* _RAW DATA_:
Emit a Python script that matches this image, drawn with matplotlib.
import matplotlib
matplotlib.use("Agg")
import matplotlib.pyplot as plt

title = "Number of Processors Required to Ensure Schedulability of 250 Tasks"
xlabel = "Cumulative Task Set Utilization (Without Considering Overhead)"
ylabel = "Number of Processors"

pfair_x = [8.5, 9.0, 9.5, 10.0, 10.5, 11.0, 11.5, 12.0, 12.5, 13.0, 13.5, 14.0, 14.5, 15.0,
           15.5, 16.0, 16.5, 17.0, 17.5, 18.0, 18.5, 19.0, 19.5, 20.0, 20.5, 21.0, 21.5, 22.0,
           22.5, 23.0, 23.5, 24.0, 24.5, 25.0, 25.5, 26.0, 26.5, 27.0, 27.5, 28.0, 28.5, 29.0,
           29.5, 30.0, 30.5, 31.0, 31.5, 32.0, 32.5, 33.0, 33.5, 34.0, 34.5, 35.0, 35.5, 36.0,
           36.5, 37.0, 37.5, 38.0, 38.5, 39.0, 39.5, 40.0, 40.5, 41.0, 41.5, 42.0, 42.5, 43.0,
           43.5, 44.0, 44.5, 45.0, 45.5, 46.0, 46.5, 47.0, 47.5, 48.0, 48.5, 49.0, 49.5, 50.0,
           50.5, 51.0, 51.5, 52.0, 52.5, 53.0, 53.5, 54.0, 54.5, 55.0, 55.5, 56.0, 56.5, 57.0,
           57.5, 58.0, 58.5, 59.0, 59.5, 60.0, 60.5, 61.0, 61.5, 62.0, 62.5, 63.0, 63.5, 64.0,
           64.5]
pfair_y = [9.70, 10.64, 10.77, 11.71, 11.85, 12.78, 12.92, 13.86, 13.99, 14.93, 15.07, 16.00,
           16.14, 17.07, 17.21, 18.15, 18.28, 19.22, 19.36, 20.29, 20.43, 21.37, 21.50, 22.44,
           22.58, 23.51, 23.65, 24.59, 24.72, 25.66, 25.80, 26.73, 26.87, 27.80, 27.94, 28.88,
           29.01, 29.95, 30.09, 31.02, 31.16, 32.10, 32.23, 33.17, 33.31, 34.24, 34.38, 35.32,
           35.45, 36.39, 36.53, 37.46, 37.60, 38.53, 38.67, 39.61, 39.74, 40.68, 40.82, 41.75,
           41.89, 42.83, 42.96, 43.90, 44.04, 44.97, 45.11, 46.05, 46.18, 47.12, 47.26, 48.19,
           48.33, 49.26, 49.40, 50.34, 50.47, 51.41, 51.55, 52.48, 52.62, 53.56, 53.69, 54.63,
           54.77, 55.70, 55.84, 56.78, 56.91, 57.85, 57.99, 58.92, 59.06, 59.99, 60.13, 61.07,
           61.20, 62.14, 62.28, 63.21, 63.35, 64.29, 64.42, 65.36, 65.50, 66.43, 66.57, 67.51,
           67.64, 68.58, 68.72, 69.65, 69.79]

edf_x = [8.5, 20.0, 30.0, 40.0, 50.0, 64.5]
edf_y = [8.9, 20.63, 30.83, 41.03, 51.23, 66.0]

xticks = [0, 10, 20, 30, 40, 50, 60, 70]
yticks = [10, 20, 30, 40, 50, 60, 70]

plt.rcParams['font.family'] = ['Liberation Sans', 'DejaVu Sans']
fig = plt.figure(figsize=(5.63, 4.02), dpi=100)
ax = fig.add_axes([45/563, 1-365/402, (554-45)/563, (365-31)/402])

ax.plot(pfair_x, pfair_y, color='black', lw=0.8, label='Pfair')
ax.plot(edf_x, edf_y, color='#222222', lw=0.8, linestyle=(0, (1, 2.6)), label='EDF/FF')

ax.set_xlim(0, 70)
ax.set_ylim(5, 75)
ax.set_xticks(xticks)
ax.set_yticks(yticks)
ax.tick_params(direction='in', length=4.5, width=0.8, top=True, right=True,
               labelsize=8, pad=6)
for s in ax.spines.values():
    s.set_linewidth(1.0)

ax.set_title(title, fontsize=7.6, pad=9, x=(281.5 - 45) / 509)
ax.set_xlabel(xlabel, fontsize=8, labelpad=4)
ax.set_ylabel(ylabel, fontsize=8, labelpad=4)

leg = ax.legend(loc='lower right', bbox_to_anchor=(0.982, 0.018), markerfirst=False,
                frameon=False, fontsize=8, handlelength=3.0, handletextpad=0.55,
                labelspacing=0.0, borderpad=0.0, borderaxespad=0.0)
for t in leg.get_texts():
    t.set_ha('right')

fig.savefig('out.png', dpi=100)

* _GIVEN INSTRUCTION_: Copy each line of the data that contains the word "matplotlib".

* _WRITTEN RESPONSE_:
Emit a Python script that matches this image, drawn with matplotlib.
import matplotlib
matplotlib.use("Agg")
import matplotlib.pyplot as plt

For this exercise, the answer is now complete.